Closed ryanhammonds closed 4 years ago
These kind of comments should probably go into an issue, for any discussion, and then open PRs to respond (cus this isn't really the right place for comments).
what are the pros / cons to 1 vs 2 DFs. I think at some point someone (Erik?) requested the idea of two, which might have benefits?
what does "add self imports to all docstrings so they can be copy/pasted to run" mean? The doctests do run right, considering that we test this with doctest?
for plotting, we want to be careful adding plt.show
everywhere, I think. It can make for weird interactions when the user tries to use it outside the function, and also if functions get called repeatedly (for example, when we build plots with multiple plot calls). Some modules have a show=True/False
and then call plt.show accordingly, which is a possible option. In the end it comes down to what modes we support, and we don't want to make other modes worse to use.
@TomDonoghue I'll move these points to an issue and reference this PR.

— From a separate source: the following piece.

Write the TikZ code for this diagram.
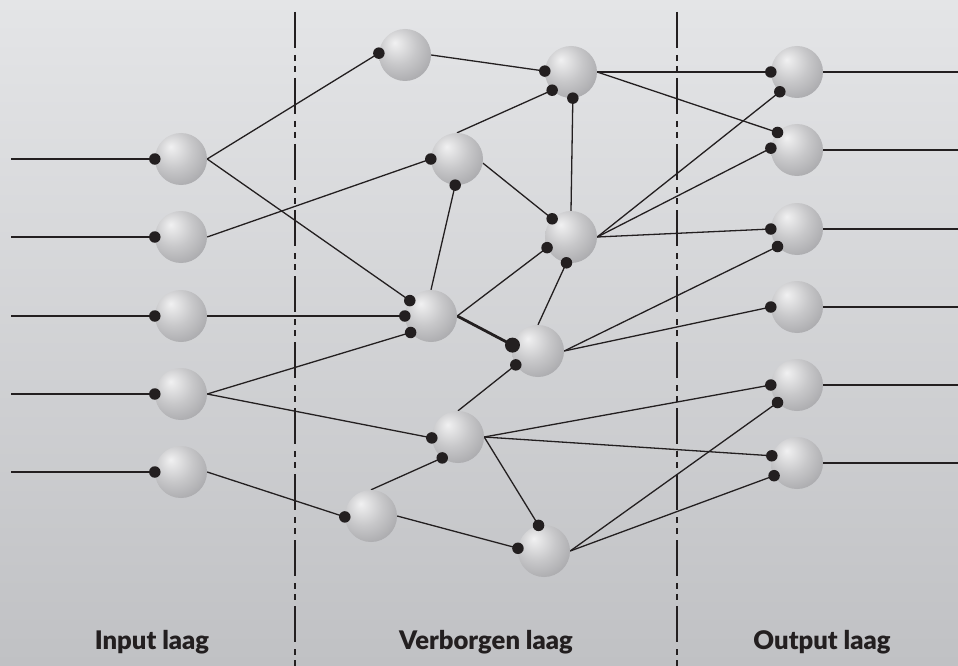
\documentclass[tikz,border=0pt]{standalone}
\usepackage{fontspec}
\setmainfont{Lato}
\newfontfamily\lblfont{Lato Black}
\definecolor{ink}{HTML}{231F20}
\definecolor{bgtop}{HTML}{E4E5E7}
\definecolor{bgbot}{HTML}{C0C1C4}
\pgfdeclareradialshading{sphereshade}{\pgfpoint{-10bp}{12bp}}{color(0bp)=(rgb,255:red,241;green,241;blue,242); color(3bp)=(rgb,255:red,234;green,234;blue,235); color(18bp)=(rgb,255:red,200;green,200;blue,202); color(34bp)=(rgb,255:red,170;green,170;blue,173); color(48bp)=(rgb,255:red,143;green,144;blue,147); color(58bp)=(rgb,255:red,128;green,129;blue,132); color(70bp)=(rgb,255:red,120;green,121;blue,124)}
\begin{document}
\begin{tikzpicture}[x=1pt,y=-1pt,
  sph/.style={circle, minimum size=52pt, inner sep=0pt, shade, shading=sphereshade},
  dot/.style={circle, fill=ink, minimum size=11.5pt, inner sep=0pt},
  bigdot/.style={circle, fill=ink, minimum size=15pt, inner sep=0pt},
  wire/.style={draw=ink, line width=1.3pt},
  thickwire/.style={draw=ink, line width=2.8pt},
  divider/.style={draw=ink, line width=2.6pt, dash pattern=on 36pt off 7pt on 6pt off 5pt on 6pt off 6pt},
  lbl/.style={anchor=base, text=ink, inner sep=0pt, font=\lblfont\fontsize{25.6}{30}\selectfont}]
\shade[top color=bgtop, bottom color=bgbot] (0,0) rectangle (958,666);
\useasboundingbox (0,0) rectangle (958,666);

% dividers
\coordinate (v1t) at (295,12); \coordinate (v1b) at (295,666);
\coordinate (v2t) at (677,12); \coordinate (v2b) at (677,666);
\draw[divider] (v1t) -- (v1b);
\draw[divider] (v2t) -- (v2b);

% sphere positions (placed as coordinates first, spheres drawn later)
\foreach \n/\x/\y in {I1/181/159, I2/181/237, I3/181/316, I4/181/394, I5/181/472,
  H1/405/55, H2/571/72, H3/457/159, H4/571/237, H5/431/316, H6/538/351, H7/458/437, H8/371/516, H9/544/551,
  O1/797/72, O2/797/150, O3/797/229, O4/797/307, O5/797/385, O6/797/463}
  {\node[circle, minimum size=52pt, inner sep=0pt] (\n) at (\x,\y) {};}

% input and output free ends
\foreach \i/\y in {1/159, 2/237, 3/316, 4/394, 5/472} {\coordinate (in\i) at (11,\y);}
\foreach \i/\y in {1/72, 2/150, 3/229, 4/307, 5/385, 6/463} {\coordinate (out\i) at (958,\y);}

% dots (target ends)
\foreach \t/\a/\d in {I1/180/i1a, I2/180/i2a, I3/180/i3a, I4/180/i4a, I5/180/i5a,
  H1/176/h1a, H2/178/h2a, H2/224/h2b, H2/274/h2c, H3/180/h3a, H3/266/h3b,
  H4/136/h4a, H4/204/h4b, H4/260/h4c, H5/144/h5a, H5/180/h5b, H5/219/h5c,
  H6/212/h6b, H7/182/h7a, H7/233/h7b, H8/182/h8a, H9/102/h9a, H9/174/h9b,
  O1/180/o1a, O1/229/o1b, O2/138/o2a, O2/176/o2b, O3/180/o3a, O3/222/o3b,
  O4/180/o4a, O5/180/o5a, O5/222/o5b, O6/164/o6a, O6/209/o6b}
  {\coordinate (\d) at (\t.\a);}
\coordinate (h6a) at (H6.167);

% connectors
\foreach \i in {1,...,5} {\draw[wire] (in\i) -- (i\i a);}
\foreach \i in {1,...,6} {\draw[wire] (O\i.east) -- (out\i);}
\draw[wire] (I1.east) -- (h1a);
\draw[wire] (I1.east) -- (h5a);
\draw[wire] (I2.east) -- (h3a);
\draw[wire] (I3.east) -- (h5b);
\draw[wire] (I4.east) -- (h5c);
\draw[wire] (I4.east) -- (h7a);
\draw[wire] (I5.east) -- (h8a);
\draw[wire] (H1.east) -- (h2a);
\draw[wire] (H3.north) -- (h2b);
\draw[wire] (H5.north) -- (h3b);
\draw[wire] (H3.-9) -- (h4a);
\draw[wire] (H4.north) -- (h2c);
\draw[wire] (H4.east) -- (o1b);
\draw[wire] (H4.east) -- (o2b);
\draw[wire] (H4.east) -- (o3a);
\draw[wire] (H5.east) -- (h4b);
\draw[thickwire] (H5.east) -- (h6a);
\draw[wire] (H6.north) -- (h4c);
\draw[wire] (H6.east) -- (o3b);
\draw[wire] (H6.east) -- (o4a);
\draw[wire] (H7.north) -- (h6b);
\draw[wire] (H7.east) -- (o5a);
\draw[wire] (H7.east) -- (o6a);
\draw[wire] (H7.east) -- (h9a);
\draw[wire] (H8.north) -- (h7b);
\draw[wire] (H8.east) -- (h9b);
\draw[wire] (H9.east) -- (o5b);
\draw[wire] (H9.east) -- (o6b);
\draw[wire] (H2.east) -- (o1a);
\draw[wire] (H2.east) -- (o2a);

% spheres
\foreach \n/\x/\y in {I1/181/159, I2/181/237, I3/181/316, I4/181/394, I5/181/472,
  H1/405/55, H2/571/72, H3/457/159, H4/571/237, H5/431/316, H6/538/351, H7/458/437, H8/371/516, H9/544/551,
  O1/797/72, O2/797/150, O3/797/229, O4/797/307, O5/797/385, O6/797/463}
  {\node[sph] (S\n) at (\x,\y) {};}

% dots
\foreach \d in {i1a,i2a,i3a,i4a,i5a,h1a,h2a,h2b,h2c,h3a,h3b,h4a,h4b,h4c,h5a,h5b,h5c,h6b,h7a,h7b,h8a,h9a,h9b,
  o1a,o1b,o2a,o2b,o3a,o3b,o4a,o5a,o5b,o6a,o6b}
  {\node[dot] at (\d) {};}
\node[bigdot] at (h6a) {};

% labels
\node[lbl] (L1) at (152,649) {Input laag};
\node[lbl] (L2) at (486,649) {Verborgen laag};
\node[lbl] (L3) at (822,649) {Output laag};
\end{tikzpicture}
\end{document}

what are the pros / cons to 1 vs 2 DFs. I think at some point someone (Erik?) requested the idea of two, which might have benefits?
It makes thing a little simpler I suppose. The dataframe isn't too large. I wish there was some kind of sub-dataframe we could have with pandas that is shown hidden but can still be accesses.
what does "add self imports to all docstrings so they can be copy/pasted to run" mean? The doctests do run right, considering that we test this with doctest?
If you copy and paste the docstring examples they won't run because the function one copies from isn't imported.
for plotting, we want to be careful adding plt.show everywhere, I think.
Yeah, plt.show will cause the plot to show twice in a notebook. A kwarg may be helpful for those you perfer ipython.
General discussion moved to #76.
@TomDonoghue I did a quick self-review and fixed a few typos. I also added a util helper func to separate df_samples from df_features. This PR should be ready to merge but I'll hold off for now.
After discussing with @nschawor, I have a list of updates to make before releasing 1.0.0. This PR so far addresses returning a single df instead of two.
return_samples
kwarg now adds/removes columns, rather than returning to separate dataframes.